The skeleton of Pseudoserpente reveals its true relationships; it is a member of the Mustelidae, the carnivore family that includes ferrets and weasels. But remarkably, the wooly snakes have lost all traces of both the anterior and posterior limbs, even including the pelvis and the shoulder girdle. In this respect, they are more completely legless than even the boas, which retain pelvic remnants.
This seems to be an adaptation to the wooly snakes’ challenging habitat; they only live in a narrow swath of land across Canada and Alaska, at the margin of the permafrost. During the summer this area becomes a marsh, and movement is difficult. Pseudoserpente is able to crawl through these areas at an amazing rate of speed using body undulations, with no legs or claws to get entangled in vegetation. While they are capable of swimming (as with the captive example below), wooly snakes don’t typically enter open water or dry land; they stick to inaccessible marshes (which is why they’re spotted so rarely).
The other unique Pseudoserpente character is the shape of its teeth, specifically the carnassials. In Pseudoserpente the medial sides of the lower carnassials (the first lower molars) have numerous long flexible dentine fibers that reach all the way to the midline of the mouth, meeting the fibers from the corresponding tooth on the other side of the jaw to form a dentine net. Wooly snakes are filter feeders; they crawl through pools in the marsh with their mouths open, trapping mosquito larvae in the tooth mesh. They also take in a lot of plant material, which is not digested; Pseudoserpente droppings were originally thought to be from an herbivore.
Wooly snakes are major predators of mosquitos. In areas where the Pseudoserpente population has declined, caribou populations have also dropped; the caribou are literally sucked dry by the vast numbers of mosquitos when wooly snakes aren’t present to keep the population in check. It’s actually possible to roughly track the health of wooly snake populations from aircraft by looking for large numbers of dead caribou.
Even this is not the most remarkable Pseudoserpente feature. Notice the red eyes in the two live animal photos above; this is not a photographic “red-eye” effect.
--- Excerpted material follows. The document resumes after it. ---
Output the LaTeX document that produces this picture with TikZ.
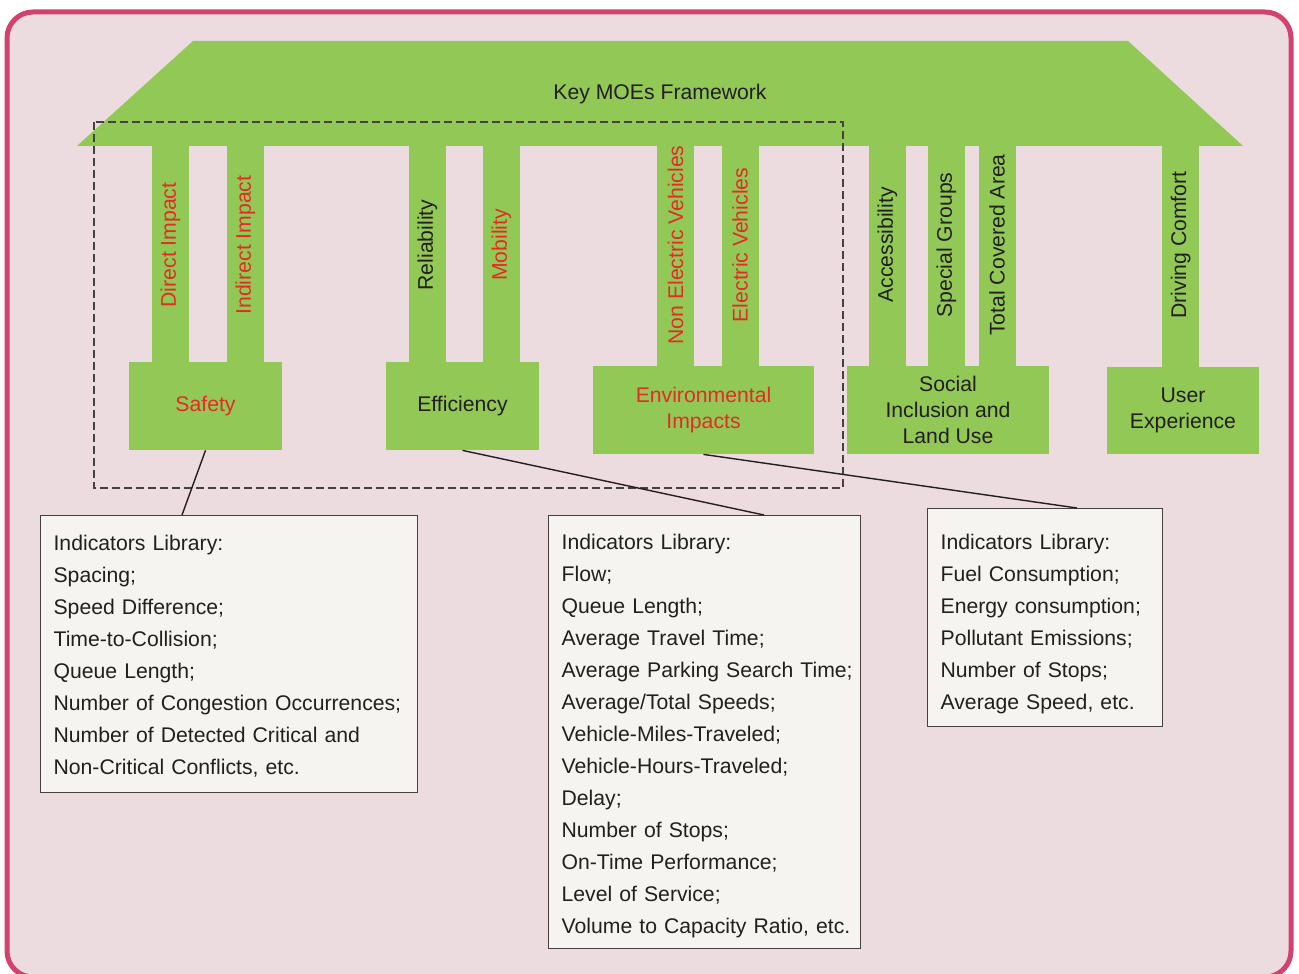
\documentclass[tikz,border=0pt]{standalone}
\usepackage{fontspec}
\setmainfont{Liberation Sans}
\definecolor{framepink}{HTML}{D3416F}
\definecolor{bgpink}{HTML}{ECDCE0}
\definecolor{pillargreen}{HTML}{92C855}
\definecolor{redtext}{HTML}{E42B25}
\definecolor{darktext}{HTML}{231F20}
\definecolor{libfill}{HTML}{F6F4F0}

\begin{document}
\begin{tikzpicture}[x=0.5pt, y=-0.5pt, font=\fontsize{10.6}{13}\selectfont,
        pillarbox/.style = {fill=pillargreen, inner sep=0pt, align=center,
                        text=darktext},
        leglabel/.style = {rotate=90, inner sep=0pt},
        library/.style = {draw=darktext!85, line width=0.6pt, fill=libfill,
                        align=left, inner sep=0pt, anchor=north west, text=darktext,
                        font=\fontsize{10.6}{16}\selectfont}]
        \useasboundingbox (0,0) rectangle (1299,973);

        % frame
        \draw[line width=2.5pt, draw=framepink, fill=bgpink, rounded corners=13pt]
                (7,12) rectangle (1291,977);

        % roof and pillars
        \fill[pillargreen] (193,41) -- (1128,41) -- (1243,146) -- (77,146) -- cycle;
        \node[text=darktext] (framework) at (660,94) {Key MOEs Framework};

        \foreach \x/\bot/\name/\txt/\col in {
                170.5/362/direct/Direct Impact/redtext,
                245.5/362/indirect/Indirect Impact/redtext,
                427.5/362/reliability/Reliability/darktext,
                501.5/362/mobility/Mobility/redtext,
                675.5/366/nonelectric/Non Electric Vehicles/redtext,
                740/366/electric/Electric Vehicles/redtext,
                887.5/366/accessibility/Accessibility/darktext,
                946.5/366/special/Special Groups/darktext,
                997/366/covered/Total Covered Area/darktext,
                1180.5/367/comfort/Driving Comfort/darktext}{
                \fill[pillargreen] (\x-18.5,140) rectangle (\x+18.5,\bot+2);
                \node[leglabel, text=\col] (\name) at (\x,245) {\txt};
        }

        \node[pillarbox, text=redtext, minimum width=76.5pt, minimum height=44pt]
                (safety) at (205.5,406) {Safety};
        \node[pillarbox, minimum width=76.5pt, minimum height=44pt]
                (efficiency) at (462.5,406) {Efficiency};
        \node[pillarbox, text=redtext, minimum width=110.5pt, minimum height=44pt]
                (environment) at (703.5,410) {Environmental\\Impacts};
        \node[pillarbox, minimum width=101pt, minimum height=44pt]
                (social) at (948,410) {Social\\Inclusion and\\Land Use};
        \node[pillarbox, minimum width=76pt, minimum height=43.5pt]
                (user) at (1183,410.5) {User\\Experience};

        % dashed group
        \draw[darktext!85, line width=0.65pt, dash pattern=on 4pt off 2pt]
                (94,122) rectangle (843,488);

        % indicator libraries
        \node[library, text width=188.5pt, minimum height=138.5pt] (libsafety) at (40,515)
                {\leftskip=6.5pt Indicators Library:\\Spacing;\\Speed Difference;\\
                Time-to-Collision;\\Queue Length;\\Number of Congestion Occurrences;\\
                Number of Detected Critical and\\Non-Critical Conflicts, etc.\par\vspace*{-2pt}};
        \node[library, text width=156pt, minimum height=216.5pt] (libefficiency) at (548,515)
                {\leftskip=6.5pt Indicators Library:\\Flow;\\Queue Length;\\
                Average Travel Time;\\Average Parking Search Time;\\
                Average/Total Speeds;\\Vehicle-Miles-Traveled;\\
                Vehicle-Hours-Traveled;\\Delay;\\Number of Stops;\\
                On-Time Performance;\\Level of Service;\\
                Volume to Capacity Ratio, etc.\par\vspace*{-4pt}};
        \node[library, text width=117.5pt, minimum height=109pt] (libenvironment) at (927,508)
                {\leftskip=6.5pt Indicators Library:\\Fuel Consumption;\\
                Energy consumption;\\Pollutant Emissions;\\Number of Stops;\\
                Average Speed, etc.\par\vspace*{-6pt}};

        \draw[darktext, line width=0.7pt] (safety.south) -- ([xshift=71pt]libsafety.north west);
        \draw[darktext, line width=0.7pt] (efficiency.south) -- ([xshift=108pt]libefficiency.north west);
        \draw[darktext, line width=0.7pt] (environment.south) -- ([xshift=75pt]libenvironment.north west);
    \end{tikzpicture}
\end{document}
Wooly snake eyes actually emit focused near-infrared light (and far red, which is why we can see them glowing). As they crawl through the swamp, they ramp up their eyes’ infrared output to the point that the water is close to boiling (~95 C). The mosquito larvae filtered by wooly snakes are cooked before they are eaten! Incidentally, this was how Pseudoserpente droppings were first recognized; the plant material was cooked, unlike that from herbivores.
(Also incidentally, some folks have suggested that Pseudoserpente is responsible for the melting currently occurring in the Arctic permafrost, rather than anthropogenic causes. This is incorrect; even as hot as wooly snakes are, their total energy output is insignificant relative to the amount of heat necessary for observed permafrost melting.)
Modern Pseudoserpente were first described by French-Canadian naturalist Pierre Abruti d’Avril in 1818. The wooly snake fossil record only goes back to the late Pleistocene along the southern edge of the ice sheet; their fossils are known from North Dakota, Wisconsin, and Minnesota (a small relict population still lives in the Boundary Waters area along the Minnesota/Ontario border). Apparently all the older fossils of this lineage were scoured away during the Pleistocene glaciation.